Why foundational in-person experience still matters, and why so few coaches want to do the hard yards
Since when did recruitment decisions involve negotiating a side hustle?
It feels like everyone in the fitness industry has one, which means nobody, especially those starting out, gets good at the thing they’re actually employed to do.
Want to be an online coach? You’ll be a far better one if you’ve spent five years doing in-person training. You’ll understand the job properly. You’ll know what it’s like to work with hundreds of different bodies and personalities. You’ll know what it takes to support people through a journey. And because of that, you’ll be a better online coach.
If you can’t be the best in-person trainer in your postcode, don’t try to be the best online coach in the world.
The gig-economy mindset is bleeding into fitness
This is part of the gig-economy mindset that’s crept into the sector. People are doing a bit of online and a bit of one-to-one, wanting the security of employment without wanting to do the graft the job actually requires.
It doesn’t work. Not at the start. There’s a toll, and you’ve got to pay it.
We’ve forgotten we’re a service industry
We’ve also developed this odd dynamic where people have become hypersensitive to how they feel, to the point they’ve forgotten it’s not about them.

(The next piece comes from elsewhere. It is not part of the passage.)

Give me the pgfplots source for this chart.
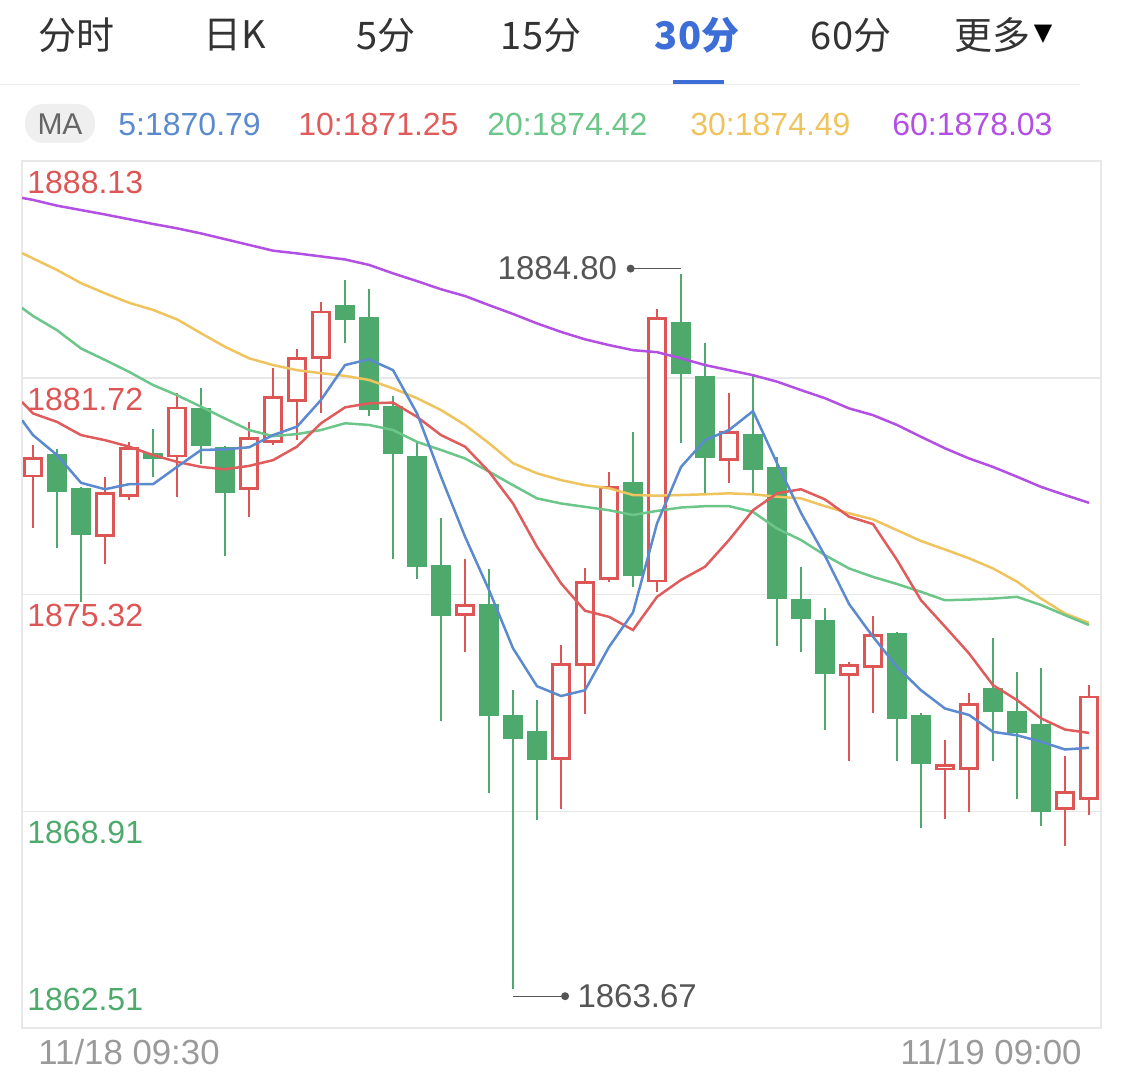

We’re in the service industry. Yes, you need technical knowledge. But fundamentally, we’re waiters with dumbbells. I say that half-jokingly, but there’s a real lack of work ethic in parts of the sector.
If you want to run a fast marathon, you expect to be out in winter, suffering. That’s how you get good.
So why would you expect to be a great PT or gym owner when you haven’t done the hard yards?
Don’t aim for “optimal”, develop resilience
Sometimes that means doing things that aren’t “optimal”: sleeping less than six hours, being dehydrated or having three coffees at the wrong time.
That’s normal. And, I’d argue, healthy.
It’s hard to say any of this now. You instantly become the old-school dinosaur who “doesn’t get it.” I keep being told the workforce is different now and we have to adapt.
Well, no. I’m not dropping my standards. I’m not running my team to the lowest-common-denominator.
High-performing gyms need high-performing people
I want a high-performing environment. We don’t always get it right, but we need to be demanding. We need to stay true to what got us here.
One thing I am having to accept is that not everyone brings founder energy.
People with founder energy run through brick walls. Their question isn’t “how many hours do I need to do?” It’s “what needs to get done?”
That’s the mindset I respect.
How to hire great coaches: recruitment strategies that work
Always be recruiting
If you need good staff, you need a pipeline of good people and you need to be constantly building that pipeline. It’s very difficult to recruit just starting from scratch. A bit like if you were building a funnel for customers; if you need customers today you don’t start today. You’d build the funnel over time so that you have a pool of people to pull from.
Be clear on the type of people you want
What characteristics, experiences and personality traits do you want from somebody in a given role? For us, what we look for in the coaching team is different to what we look for in the management team, which is different from what we look for in the leadership team.
Make the process immersive
We don’t really look too hard at CVs. We don’t formally interview. Everything we do from an interview standpoint is more informal and the process is immersive. So you come in and you’re on the job. You’re in the gym, you’re coaching, you’re around the team. You’re around the members in a structured coaching capacity, but also in informal social hangouts. So we can see you in the wild, as it were, as opposed to in a cage.